Code that draws figures:
......

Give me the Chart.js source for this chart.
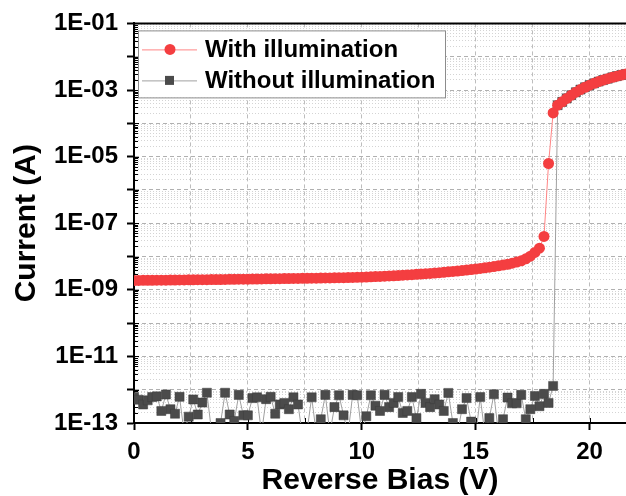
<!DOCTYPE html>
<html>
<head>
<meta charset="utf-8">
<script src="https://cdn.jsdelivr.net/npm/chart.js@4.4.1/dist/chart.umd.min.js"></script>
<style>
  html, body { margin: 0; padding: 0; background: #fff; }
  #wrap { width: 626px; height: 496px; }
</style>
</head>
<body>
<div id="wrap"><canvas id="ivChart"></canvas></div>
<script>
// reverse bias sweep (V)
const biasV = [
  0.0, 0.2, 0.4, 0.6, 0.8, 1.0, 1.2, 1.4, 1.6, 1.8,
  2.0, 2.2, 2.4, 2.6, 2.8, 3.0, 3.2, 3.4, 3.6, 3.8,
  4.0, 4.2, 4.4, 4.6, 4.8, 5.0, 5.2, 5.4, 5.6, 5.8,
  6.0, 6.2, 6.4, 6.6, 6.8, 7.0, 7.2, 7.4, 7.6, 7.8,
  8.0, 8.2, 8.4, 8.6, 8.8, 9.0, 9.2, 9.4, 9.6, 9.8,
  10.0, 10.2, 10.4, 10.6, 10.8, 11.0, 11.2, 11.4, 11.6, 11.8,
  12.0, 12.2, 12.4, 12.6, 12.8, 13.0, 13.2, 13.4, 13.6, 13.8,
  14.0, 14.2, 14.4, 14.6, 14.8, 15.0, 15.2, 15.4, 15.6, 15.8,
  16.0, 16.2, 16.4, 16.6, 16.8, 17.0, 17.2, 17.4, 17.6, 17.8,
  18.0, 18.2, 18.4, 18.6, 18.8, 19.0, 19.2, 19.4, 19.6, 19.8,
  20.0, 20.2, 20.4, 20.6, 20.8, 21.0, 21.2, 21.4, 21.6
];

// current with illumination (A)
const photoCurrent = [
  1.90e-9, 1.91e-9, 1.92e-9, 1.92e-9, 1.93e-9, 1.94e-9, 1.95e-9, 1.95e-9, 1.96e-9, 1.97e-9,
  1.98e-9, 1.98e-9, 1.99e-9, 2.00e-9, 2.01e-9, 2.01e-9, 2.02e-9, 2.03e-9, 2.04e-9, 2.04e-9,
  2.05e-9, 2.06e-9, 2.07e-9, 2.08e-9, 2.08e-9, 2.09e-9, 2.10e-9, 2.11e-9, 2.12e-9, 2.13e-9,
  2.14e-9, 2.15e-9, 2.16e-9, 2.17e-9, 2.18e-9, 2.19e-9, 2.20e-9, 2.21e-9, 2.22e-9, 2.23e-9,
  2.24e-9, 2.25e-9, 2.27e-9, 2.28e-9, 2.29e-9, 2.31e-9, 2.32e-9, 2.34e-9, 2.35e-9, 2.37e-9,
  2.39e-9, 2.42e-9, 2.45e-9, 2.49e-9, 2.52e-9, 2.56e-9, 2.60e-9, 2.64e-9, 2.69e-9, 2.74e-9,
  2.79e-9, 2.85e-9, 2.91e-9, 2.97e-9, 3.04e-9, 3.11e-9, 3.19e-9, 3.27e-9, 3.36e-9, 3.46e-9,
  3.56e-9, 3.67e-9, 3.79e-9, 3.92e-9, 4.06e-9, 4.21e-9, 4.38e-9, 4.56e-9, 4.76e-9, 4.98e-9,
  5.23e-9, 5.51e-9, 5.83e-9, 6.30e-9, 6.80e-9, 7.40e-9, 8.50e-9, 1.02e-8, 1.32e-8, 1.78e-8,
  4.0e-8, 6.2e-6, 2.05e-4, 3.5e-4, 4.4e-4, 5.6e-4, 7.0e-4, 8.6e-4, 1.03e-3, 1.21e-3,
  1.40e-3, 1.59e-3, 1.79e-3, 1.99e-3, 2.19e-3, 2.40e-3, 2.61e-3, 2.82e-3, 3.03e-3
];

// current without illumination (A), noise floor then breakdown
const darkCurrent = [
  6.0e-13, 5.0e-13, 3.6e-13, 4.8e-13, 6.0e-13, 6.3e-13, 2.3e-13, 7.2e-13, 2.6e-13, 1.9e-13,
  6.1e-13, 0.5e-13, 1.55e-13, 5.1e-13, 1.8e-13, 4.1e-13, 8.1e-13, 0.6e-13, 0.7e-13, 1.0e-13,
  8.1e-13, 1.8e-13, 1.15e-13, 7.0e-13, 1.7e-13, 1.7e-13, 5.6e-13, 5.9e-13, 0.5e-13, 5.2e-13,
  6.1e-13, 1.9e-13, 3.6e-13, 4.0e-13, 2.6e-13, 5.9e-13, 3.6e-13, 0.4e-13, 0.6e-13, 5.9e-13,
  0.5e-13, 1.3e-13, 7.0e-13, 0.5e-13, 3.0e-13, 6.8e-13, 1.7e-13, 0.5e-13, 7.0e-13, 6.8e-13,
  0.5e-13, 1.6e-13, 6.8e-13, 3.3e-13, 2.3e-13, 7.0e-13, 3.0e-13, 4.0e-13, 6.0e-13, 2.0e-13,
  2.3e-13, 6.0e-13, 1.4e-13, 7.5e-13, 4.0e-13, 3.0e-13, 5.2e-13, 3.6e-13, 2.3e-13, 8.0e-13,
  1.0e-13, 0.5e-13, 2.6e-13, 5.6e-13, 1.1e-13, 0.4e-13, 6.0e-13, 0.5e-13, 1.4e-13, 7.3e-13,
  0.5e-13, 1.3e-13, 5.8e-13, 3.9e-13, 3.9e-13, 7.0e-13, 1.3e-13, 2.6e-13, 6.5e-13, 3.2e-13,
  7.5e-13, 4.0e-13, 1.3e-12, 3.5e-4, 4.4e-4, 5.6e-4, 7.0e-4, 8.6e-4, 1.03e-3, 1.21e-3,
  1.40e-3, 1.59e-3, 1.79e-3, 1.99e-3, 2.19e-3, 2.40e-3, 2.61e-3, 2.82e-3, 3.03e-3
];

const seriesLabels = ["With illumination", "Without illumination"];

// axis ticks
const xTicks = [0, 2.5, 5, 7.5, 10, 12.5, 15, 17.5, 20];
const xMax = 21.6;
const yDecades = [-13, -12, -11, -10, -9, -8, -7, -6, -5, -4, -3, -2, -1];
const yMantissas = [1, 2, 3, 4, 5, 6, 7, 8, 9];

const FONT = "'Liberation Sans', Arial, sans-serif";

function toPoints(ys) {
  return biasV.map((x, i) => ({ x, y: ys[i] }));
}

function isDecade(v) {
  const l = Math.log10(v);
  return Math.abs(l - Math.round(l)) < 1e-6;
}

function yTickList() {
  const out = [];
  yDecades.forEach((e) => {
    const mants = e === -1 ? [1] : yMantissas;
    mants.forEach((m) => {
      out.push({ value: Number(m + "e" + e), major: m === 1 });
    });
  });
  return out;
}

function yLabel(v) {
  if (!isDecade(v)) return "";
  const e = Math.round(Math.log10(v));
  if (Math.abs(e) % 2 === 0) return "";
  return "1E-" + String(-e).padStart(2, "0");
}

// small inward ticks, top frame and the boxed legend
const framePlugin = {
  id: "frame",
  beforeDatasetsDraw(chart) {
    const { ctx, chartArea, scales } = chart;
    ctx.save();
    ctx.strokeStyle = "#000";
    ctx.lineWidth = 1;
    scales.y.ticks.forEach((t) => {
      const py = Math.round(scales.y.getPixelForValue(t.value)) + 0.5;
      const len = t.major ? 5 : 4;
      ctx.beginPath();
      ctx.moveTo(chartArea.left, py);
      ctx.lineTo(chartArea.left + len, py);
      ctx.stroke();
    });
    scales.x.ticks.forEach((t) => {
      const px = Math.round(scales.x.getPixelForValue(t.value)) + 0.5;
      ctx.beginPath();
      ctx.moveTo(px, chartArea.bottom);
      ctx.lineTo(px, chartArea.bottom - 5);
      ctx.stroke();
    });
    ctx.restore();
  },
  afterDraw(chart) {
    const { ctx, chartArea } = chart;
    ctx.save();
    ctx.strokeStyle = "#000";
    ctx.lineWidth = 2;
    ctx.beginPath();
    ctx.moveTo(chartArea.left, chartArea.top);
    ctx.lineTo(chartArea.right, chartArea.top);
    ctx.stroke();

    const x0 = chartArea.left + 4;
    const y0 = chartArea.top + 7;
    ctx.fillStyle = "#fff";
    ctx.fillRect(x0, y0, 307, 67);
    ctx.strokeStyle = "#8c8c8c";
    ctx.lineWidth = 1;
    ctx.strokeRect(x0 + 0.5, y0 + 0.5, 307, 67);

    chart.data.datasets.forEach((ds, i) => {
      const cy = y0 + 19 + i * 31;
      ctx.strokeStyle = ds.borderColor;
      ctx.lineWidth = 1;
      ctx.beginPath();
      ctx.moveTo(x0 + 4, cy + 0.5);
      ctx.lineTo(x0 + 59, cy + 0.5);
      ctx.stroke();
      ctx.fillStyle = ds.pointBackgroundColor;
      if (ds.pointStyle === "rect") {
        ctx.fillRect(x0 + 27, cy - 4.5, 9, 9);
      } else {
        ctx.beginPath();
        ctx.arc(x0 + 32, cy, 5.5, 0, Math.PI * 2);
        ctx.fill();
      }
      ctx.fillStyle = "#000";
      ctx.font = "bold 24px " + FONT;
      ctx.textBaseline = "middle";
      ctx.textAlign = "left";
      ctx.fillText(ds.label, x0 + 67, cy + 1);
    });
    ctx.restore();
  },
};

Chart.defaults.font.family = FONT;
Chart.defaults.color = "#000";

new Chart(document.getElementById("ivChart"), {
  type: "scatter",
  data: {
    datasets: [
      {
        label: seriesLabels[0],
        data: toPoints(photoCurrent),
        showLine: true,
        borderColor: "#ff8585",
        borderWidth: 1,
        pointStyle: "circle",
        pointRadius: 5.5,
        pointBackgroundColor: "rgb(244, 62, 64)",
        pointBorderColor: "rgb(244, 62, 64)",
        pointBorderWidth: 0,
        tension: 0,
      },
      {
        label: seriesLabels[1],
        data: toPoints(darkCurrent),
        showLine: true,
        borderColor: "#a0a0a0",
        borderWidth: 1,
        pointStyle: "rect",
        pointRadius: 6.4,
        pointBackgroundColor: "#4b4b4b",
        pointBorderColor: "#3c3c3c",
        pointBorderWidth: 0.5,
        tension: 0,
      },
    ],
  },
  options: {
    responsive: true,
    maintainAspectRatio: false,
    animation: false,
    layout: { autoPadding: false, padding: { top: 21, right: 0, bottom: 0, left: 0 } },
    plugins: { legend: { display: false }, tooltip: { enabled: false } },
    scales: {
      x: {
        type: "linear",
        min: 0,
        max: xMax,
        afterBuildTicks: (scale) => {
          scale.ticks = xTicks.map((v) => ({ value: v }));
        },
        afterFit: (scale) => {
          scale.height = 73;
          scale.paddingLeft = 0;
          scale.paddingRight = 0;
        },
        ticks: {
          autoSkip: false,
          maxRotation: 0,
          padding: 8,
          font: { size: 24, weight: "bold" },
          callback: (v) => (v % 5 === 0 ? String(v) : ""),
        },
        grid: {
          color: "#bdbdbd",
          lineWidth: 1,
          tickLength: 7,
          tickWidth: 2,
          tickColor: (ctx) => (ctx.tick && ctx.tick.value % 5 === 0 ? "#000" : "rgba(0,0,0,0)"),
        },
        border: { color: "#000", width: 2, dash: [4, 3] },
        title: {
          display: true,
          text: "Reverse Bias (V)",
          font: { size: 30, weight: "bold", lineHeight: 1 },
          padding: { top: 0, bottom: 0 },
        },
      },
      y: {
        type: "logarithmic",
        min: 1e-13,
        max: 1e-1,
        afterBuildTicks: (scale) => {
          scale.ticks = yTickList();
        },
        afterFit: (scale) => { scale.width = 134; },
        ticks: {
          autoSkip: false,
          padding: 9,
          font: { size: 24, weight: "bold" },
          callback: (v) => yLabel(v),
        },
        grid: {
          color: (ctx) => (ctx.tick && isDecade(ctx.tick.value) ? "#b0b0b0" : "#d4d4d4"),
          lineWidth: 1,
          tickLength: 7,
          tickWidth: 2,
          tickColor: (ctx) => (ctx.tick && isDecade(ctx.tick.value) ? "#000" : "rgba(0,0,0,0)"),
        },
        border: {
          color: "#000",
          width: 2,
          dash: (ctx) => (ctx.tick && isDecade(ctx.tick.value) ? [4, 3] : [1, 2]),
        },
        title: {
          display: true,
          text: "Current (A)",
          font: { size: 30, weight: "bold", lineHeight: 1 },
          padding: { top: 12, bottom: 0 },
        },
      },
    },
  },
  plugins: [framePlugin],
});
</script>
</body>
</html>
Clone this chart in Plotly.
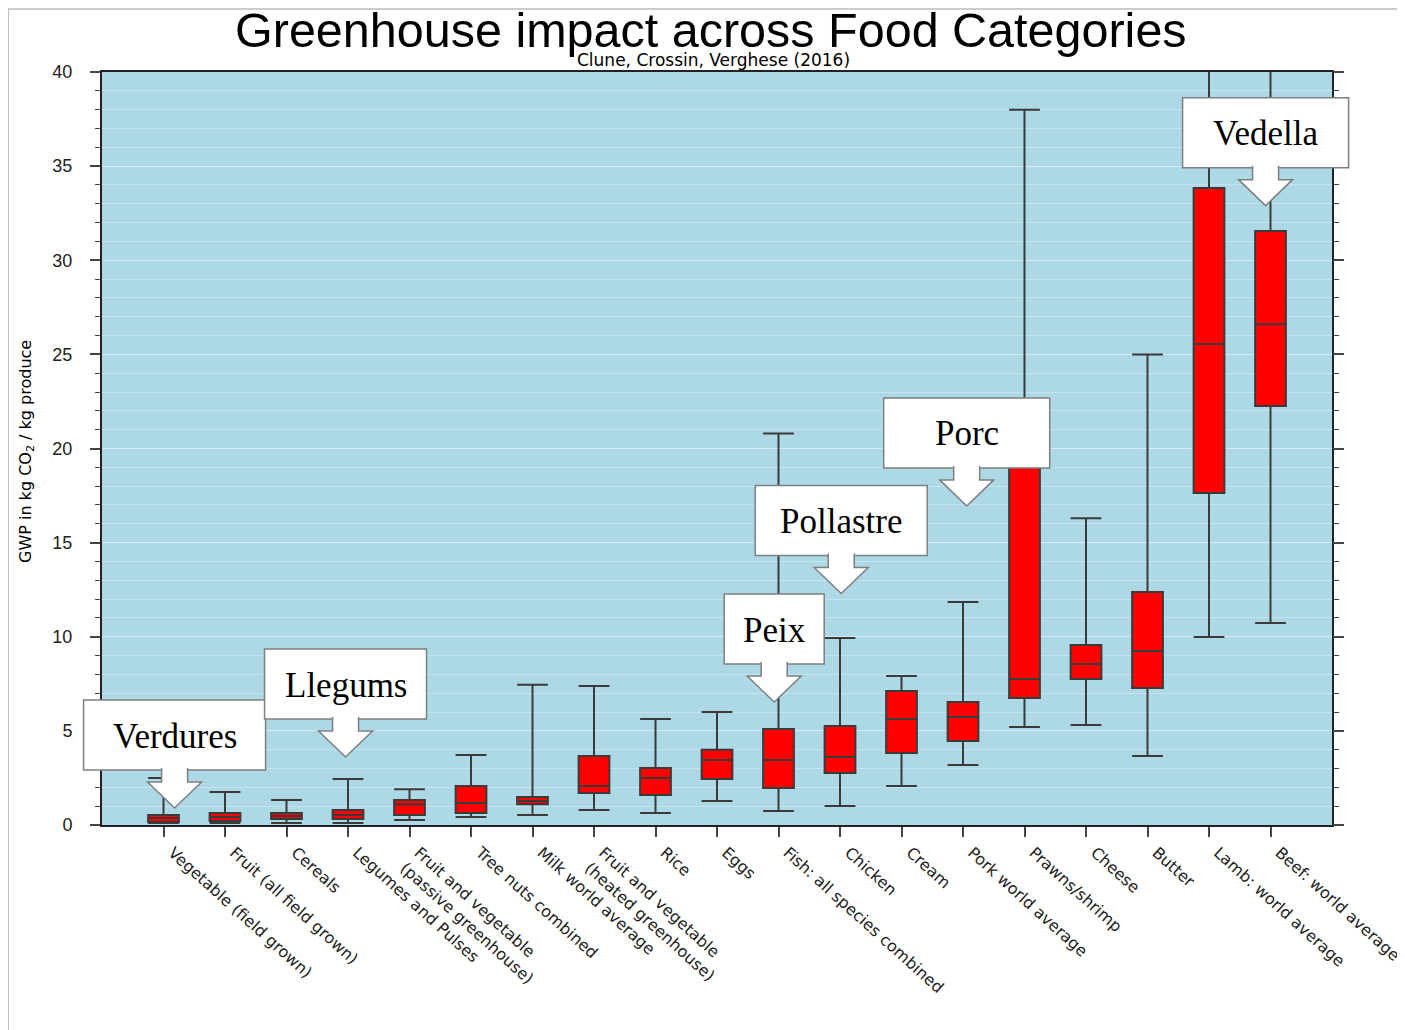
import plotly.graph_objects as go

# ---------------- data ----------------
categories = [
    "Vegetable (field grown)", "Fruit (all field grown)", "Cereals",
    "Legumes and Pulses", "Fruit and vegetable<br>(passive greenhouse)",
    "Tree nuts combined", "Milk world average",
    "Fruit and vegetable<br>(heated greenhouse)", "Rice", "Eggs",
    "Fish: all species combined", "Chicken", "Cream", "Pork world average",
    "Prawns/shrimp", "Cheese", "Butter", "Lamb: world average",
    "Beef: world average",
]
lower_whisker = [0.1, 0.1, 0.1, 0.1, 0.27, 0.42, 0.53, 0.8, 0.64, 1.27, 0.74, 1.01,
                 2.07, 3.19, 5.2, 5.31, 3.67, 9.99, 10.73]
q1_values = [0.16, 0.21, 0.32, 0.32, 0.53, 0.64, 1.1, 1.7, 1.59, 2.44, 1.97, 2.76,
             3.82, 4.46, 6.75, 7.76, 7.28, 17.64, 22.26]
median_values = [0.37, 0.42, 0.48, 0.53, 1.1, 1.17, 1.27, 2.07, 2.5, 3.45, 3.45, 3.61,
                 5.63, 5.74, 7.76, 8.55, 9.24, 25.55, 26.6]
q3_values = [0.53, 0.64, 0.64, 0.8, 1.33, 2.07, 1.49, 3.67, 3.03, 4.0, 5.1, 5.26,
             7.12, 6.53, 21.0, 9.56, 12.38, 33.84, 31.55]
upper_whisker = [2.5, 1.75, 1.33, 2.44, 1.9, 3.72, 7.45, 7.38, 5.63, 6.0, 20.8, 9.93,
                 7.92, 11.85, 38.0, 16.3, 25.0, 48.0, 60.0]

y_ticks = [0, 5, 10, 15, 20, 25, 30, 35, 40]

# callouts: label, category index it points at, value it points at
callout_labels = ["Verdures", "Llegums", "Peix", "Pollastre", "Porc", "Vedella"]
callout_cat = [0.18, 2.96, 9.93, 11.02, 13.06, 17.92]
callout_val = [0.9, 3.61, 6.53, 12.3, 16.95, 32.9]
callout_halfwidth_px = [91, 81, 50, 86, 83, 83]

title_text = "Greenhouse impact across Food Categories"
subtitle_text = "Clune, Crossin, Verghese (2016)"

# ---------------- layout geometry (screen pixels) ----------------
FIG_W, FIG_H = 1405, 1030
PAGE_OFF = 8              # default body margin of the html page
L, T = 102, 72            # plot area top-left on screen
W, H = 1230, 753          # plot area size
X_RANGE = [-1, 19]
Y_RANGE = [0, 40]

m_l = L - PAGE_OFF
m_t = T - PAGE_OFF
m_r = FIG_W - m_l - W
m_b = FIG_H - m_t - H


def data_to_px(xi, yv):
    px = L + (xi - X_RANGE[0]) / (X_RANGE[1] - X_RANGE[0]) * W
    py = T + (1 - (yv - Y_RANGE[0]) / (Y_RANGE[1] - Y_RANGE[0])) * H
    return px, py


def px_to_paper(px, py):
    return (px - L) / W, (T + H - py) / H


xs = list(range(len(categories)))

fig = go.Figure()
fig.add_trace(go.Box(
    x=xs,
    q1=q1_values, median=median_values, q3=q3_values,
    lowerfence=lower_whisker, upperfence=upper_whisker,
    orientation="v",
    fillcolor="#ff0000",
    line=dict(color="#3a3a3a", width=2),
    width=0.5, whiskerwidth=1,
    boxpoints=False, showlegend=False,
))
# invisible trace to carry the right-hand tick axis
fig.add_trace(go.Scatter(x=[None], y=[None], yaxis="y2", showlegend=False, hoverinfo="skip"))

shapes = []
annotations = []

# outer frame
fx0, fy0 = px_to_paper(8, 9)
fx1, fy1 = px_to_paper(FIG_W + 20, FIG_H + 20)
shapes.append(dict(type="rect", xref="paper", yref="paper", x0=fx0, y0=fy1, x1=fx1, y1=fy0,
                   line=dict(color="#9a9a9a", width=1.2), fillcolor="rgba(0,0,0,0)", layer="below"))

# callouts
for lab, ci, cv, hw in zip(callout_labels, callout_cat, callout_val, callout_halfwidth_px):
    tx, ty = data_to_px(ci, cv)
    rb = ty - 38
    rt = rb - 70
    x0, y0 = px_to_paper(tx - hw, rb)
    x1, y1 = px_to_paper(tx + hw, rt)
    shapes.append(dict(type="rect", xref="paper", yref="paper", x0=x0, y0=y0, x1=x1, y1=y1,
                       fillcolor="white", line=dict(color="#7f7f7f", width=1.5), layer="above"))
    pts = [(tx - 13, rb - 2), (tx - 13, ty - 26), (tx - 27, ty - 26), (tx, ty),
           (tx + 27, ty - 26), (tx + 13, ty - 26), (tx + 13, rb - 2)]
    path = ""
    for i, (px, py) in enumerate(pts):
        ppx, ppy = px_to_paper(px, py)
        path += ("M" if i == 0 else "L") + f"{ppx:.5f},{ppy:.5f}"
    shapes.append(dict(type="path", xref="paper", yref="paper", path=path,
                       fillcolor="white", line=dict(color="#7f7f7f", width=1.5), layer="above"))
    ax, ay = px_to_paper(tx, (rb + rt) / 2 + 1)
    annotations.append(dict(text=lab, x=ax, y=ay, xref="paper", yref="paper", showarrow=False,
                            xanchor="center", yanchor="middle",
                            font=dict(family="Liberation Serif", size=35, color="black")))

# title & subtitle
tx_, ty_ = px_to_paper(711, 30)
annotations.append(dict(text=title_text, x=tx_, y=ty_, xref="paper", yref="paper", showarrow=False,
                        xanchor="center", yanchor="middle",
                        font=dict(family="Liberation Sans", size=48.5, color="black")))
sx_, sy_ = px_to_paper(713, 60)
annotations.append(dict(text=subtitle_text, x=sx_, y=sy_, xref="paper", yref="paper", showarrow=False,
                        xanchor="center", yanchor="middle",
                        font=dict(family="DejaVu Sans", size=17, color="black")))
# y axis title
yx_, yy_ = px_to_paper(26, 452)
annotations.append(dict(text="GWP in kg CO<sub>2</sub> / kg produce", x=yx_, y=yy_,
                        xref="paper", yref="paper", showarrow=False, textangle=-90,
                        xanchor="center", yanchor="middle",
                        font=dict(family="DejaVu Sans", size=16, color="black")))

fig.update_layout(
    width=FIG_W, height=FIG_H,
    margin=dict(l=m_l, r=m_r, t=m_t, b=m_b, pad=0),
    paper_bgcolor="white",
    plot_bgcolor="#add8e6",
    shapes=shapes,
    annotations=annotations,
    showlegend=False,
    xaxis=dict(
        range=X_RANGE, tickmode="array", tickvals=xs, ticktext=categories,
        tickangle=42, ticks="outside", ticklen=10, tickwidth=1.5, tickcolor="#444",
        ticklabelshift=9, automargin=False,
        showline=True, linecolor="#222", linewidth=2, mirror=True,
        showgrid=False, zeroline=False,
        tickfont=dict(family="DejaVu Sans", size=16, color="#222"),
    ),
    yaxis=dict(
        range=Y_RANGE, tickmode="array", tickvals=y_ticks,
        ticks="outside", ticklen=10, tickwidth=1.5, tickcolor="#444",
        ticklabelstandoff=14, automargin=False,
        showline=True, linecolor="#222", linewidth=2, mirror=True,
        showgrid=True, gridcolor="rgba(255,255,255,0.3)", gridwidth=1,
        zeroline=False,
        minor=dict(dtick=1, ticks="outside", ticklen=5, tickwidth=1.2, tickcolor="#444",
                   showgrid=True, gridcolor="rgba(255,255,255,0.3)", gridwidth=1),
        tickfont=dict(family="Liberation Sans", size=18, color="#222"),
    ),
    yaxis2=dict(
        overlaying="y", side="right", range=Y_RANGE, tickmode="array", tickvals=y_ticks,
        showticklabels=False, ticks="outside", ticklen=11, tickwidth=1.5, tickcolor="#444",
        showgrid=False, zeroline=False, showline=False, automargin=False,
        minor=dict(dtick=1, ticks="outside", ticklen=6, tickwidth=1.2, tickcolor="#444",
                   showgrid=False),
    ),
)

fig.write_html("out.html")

......

Above are some entries; copy exactly the lines from the line with "Clone this chart in Plotly." through the line with "import plotly.graph_objects as go", both included, but none of the pictures.

_Full answer_.
Clone this chart in Plotly.
import plotly.graph_objects as go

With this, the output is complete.